5/10
How could Oswald be in two places at once when he was not anywhere at all?
9 September 2022
Warning: Spoilers
"Former" CIA officer Bob Baer and company head to the Louisiana bayous to find evidence of training camps for anti-Castro Cubans there in the early 1960s. The report of the House Committee that reexamined the Kennedy assassination in the late 1970s mentions a film of Cubans practicing military maneuvers in Louisiana in which Oswald possibly appears. The film is missing according to Baer. He finds evidence that a camp might have existed, but did assassin Lee Harvey Oswald attend such a camp? Inconclusive.

Baer next looks at the testimony of Silvia Odio who lived in Dallas and claimed that a man calling himself Leon Oswald and two Cuban men visited her in September 1963 and talked about assassinating President John F. Kennedy. He assures us that this is a bombshell and he finds her testimony credible even though Ms. Odio's evidence, when presented to the Warren Commission, the first official body to investigate the assassination, was discounted. Baer does not tell why they discounted it, even though the documents that appear on the screen show that Ms. Odio believed that the visit from Oswald occurred on the 27th or 28th of September, which clearly was impossible if one believed that Oswald was in Mexico City on those dates. Baer should understand that argument since he himself believes that Oswald was in Mexico City-unless, of course, Baer would now care to entertain the theory that the man claiming to be Oswald in Mexico City was an imposter.

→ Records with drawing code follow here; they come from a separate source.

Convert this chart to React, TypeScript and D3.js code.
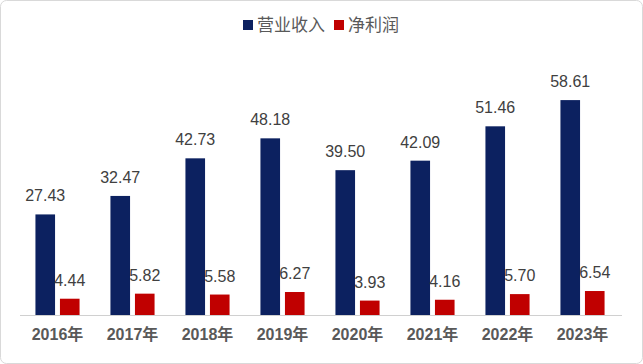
import React, { useEffect, useRef } from 'react';
import * as d3 from 'd3';

const years = ['2016年', '2017年', '2018年', '2019年', '2020年', '2021年', '2022年', '2023年'];
const revenue = [27.43, 32.47, 42.73, 48.18, 39.5, 42.09, 51.46, 58.61];
const netProfit = [4.44, 5.82, 5.58, 6.27, 3.93, 4.16, 5.7, 6.54];
const seriesNames = ['营业收入', '净利润'];
const seriesColors = ['#0c2160', '#c00000'];

const W = 643;
const H = 364;

const App: React.FC = () => {
  const svgRef = useRef<SVGSVGElement>(null);

  useEffect(() => {
    if (!svgRef.current) return;
    const svg = d3.select(svgRef.current);
    svg.selectAll('*').remove();

    const font = '"Liberation Sans", Arial, "Noto Sans CJK SC", sans-serif';
    const baseY = 315;

    // Frame
    svg.append('rect')
      .attr('x', 0.5).attr('y', 0.5)
      .attr('width', W - 1).attr('height', H - 1)
      .attr('rx', 6)
      .attr('fill', '#fff')
      .attr('stroke', '#d9d9d9');

    const x = d3.scaleBand().domain(years).range([20, 620]).padding(0);
    const xSub = d3.scaleBand()
      .domain(['rev', 'profit'])
      .range([0, x.bandwidth()])
      .paddingInner(0.2)
      .paddingOuter(0.63);
    const y = d3.scaleLinear().domain([0, 60]).range([baseY, 95]);

    const data = years.map((yr, i) => ({ yr, rev: revenue[i], profit: netProfit[i] }));

    const groups = svg.append('g')
      .selectAll('g')
      .data(data)
      .enter()
      .append('g')
      .attr('transform', d => `translate(${x(d.yr)},0)`);

    (['rev', 'profit'] as const).forEach((key, k) => {
      groups.append('rect')
        .attr('x', xSub(key)!)
        .attr('y', d => y(d[key]))
        .attr('width', xSub.bandwidth())
        .attr('height', d => baseY - y(d[key]))
        .attr('fill', seriesColors[k]);

      groups.append('text')
        .attr('x', xSub(key)! + xSub.bandwidth() / 2)
        .attr('y', d => y(d[key]) - 13)
        .attr('text-anchor', 'middle')
        .style('font-family', font)
        .style('font-size', '16px')
        .attr('fill', '#404040')
        .text(d => d[key].toFixed(2));
    });

    // Axis
    const axis = svg.append('g')
      .attr('transform', `translate(0,${baseY})`)
      .call(d3.axisBottom(x).tickSize(0).tickPadding(14));
    axis.select('.domain').attr('stroke', '#d0d0d0').attr('d', 'M20,0.5H622');
    axis.selectAll('text')
      .style('font-family', font)
      .style('font-size', '16px')
      .style('font-weight', 'bold')
      .attr('fill', '#595959');

    // Legend
    const legend = svg.append('g').attr('transform', 'translate(243,25)');
    const legendX = [0, 91];
    seriesNames.forEach((name, i) => {
      legend.append('rect')
        .attr('x', legendX[i]).attr('y', -5)
        .attr('width', 10).attr('height', 10)
        .attr('fill', seriesColors[i]);
      legend.append('text')
        .attr('x', legendX[i] + 14)
        .attr('y', 6)
        .style('font-family', font)
        .style('font-size', '17px')
        .attr('fill', '#595959')
        .text(name);
    });
  }, []);

  return (
    <div style={{ position: 'absolute', left: 0, top: 0 }}>
      <svg ref={svgRef} width={W} height={H}></svg>
    </div>
  );
};

export default App;
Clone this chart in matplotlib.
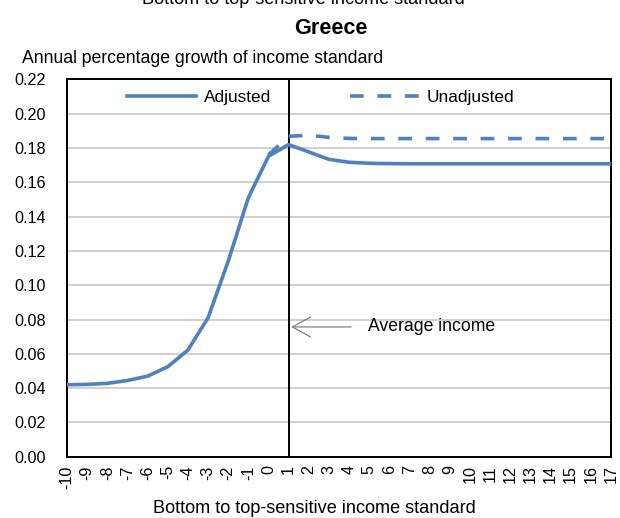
import matplotlib
matplotlib.use("Agg")
import matplotlib.pyplot as plt
from matplotlib.ticker import MultipleLocator, FormatStrFormatter

# Data
standards = list(range(-10, 18))
adjusted = [0.0420, 0.0422, 0.0428, 0.0445, 0.0470, 0.0525, 0.0622, 0.0810,
            0.1140, 0.1510, 0.1752, 0.1820, 0.1777, 0.1734, 0.1717, 0.1711,
            0.1709, 0.1708, 0.1708, 0.1708, 0.1708, 0.1708, 0.1708, 0.1708,
            0.1708, 0.1708, 0.1708, 0.1708]
unadj_x = list(range(0, 18))
unadjusted = [0.1760, 0.1868, 0.1875, 0.1862, 0.1856, 0.1855, 0.1855, 0.1855,
              0.1855, 0.1855, 0.1855, 0.1855, 0.1855, 0.1855, 0.1855, 0.1855,
              0.1855, 0.1855]
tick_labels = [str(v) for v in standards]
average_income_at = 1
arrow_y = 0.0757

plt.rcParams['font.family'] = ['Liberation Sans', 'DejaVu Sans']
blue = '#4F81BD'

fig = plt.figure(figsize=(6.2, 5.18), dpi=100)
W, H = 620, 518
ax = fig.add_axes([67 / W, 1 - 456.8 / H, (611 - 67) / W, (456.8 - 79.4) / H])

ax.set_xlim(-10, 17)
ax.set_ylim(0, 0.22)
ax.yaxis.set_major_locator(MultipleLocator(0.02))
ax.yaxis.set_major_formatter(FormatStrFormatter('%.2f'))
ax.set_xticks(standards)
ax.set_xticklabels(tick_labels, rotation=90)
ax.tick_params(axis='y', length=0, pad=15, labelsize=11.6)
ax.tick_params(axis='x', length=0, pad=6, labelsize=11.6)

ax.grid(axis='y', color='#d0d0d0', linewidth=1.4)
ax.set_axisbelow(True)
for sp in ax.spines.values():
    sp.set_color('black')
    sp.set_linewidth(1.4)

ax.axvline(average_income_at, color='black', linewidth=1.4, zorder=2)

l_adj, = ax.plot(standards, adjusted, color=blue, linewidth=2.6,
                 solid_joinstyle='round', zorder=3, label='Adjusted')
l_un, = ax.plot(unadj_x, unadjusted, color=blue, linewidth=2.6,
                dashes=(3.8, 3.8), zorder=3, label='Unadjusted')

ax.legend(handles=[l_adj, l_un], loc='center left',
          bbox_to_anchor=(60 / 544, (456.8 - 97) / 377.4),
          ncol=2, frameon=False, fontsize=12.4, handlelength=4.0,
          handletextpad=0.45, columnspacing=4.6, borderpad=0,
          borderaxespad=0)

ax.annotate('', xy=(1.12, arrow_y), xytext=(4.1, arrow_y),
            arrowprops=dict(arrowstyle='->,head_length=1.1,head_width=0.6',
                            color='#808080', lw=0.9, mutation_scale=12,
                            shrinkA=0, shrinkB=0))
ax.text(4.95, arrow_y, 'Average income', fontsize=12.7, va='center',
        ha='left')

fig.text(303 / W, 1 - 4 / H, 'Bottom to top-sensitive income standard',
         fontsize=13.1, ha='center', va='baseline')
fig.text(331 / W, 1 - 34 / H, 'Greece', fontsize=15.6, fontweight='bold',
         ha='center', va='baseline')
fig.text(22 / W, 1 - 62.7 / H, 'Annual percentage growth of income standard',
         fontsize=12.7, ha='left', va='baseline')
fig.text(314 / W, 1 - 513 / H, 'Bottom to top-sensitive income standard',
         fontsize=13.1, ha='center', va='baseline')

fig.savefig('out.png', dpi=100)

Finally, Baer looks at the attempt on the life of Major General Edwin Walker in April 1963. (A bullet just missed the general as he stood in his study at home.) Oswald took credit for that failed assassination attempt, telling several people about it. Baer cites an eye witness who saw the gunman get into a car that drove away, followed by another car. The implication is that Oswald, if he was that shooter, had accomplices. Because Oswald never drove a car, he evidently had not one but two accomplices, one of them being the driver of his getaway vehicle.

This is a rather boring episode to me because of all the sloshing about in the swamp without uncovering anything of interest. The only interesting points are the last accounts, which present evidence that Oswald had accomplices. If Odio's testimony is not mistaken, then it suggests that someone went to a great deal of trouble to send an Oswald impersonator to Mexico.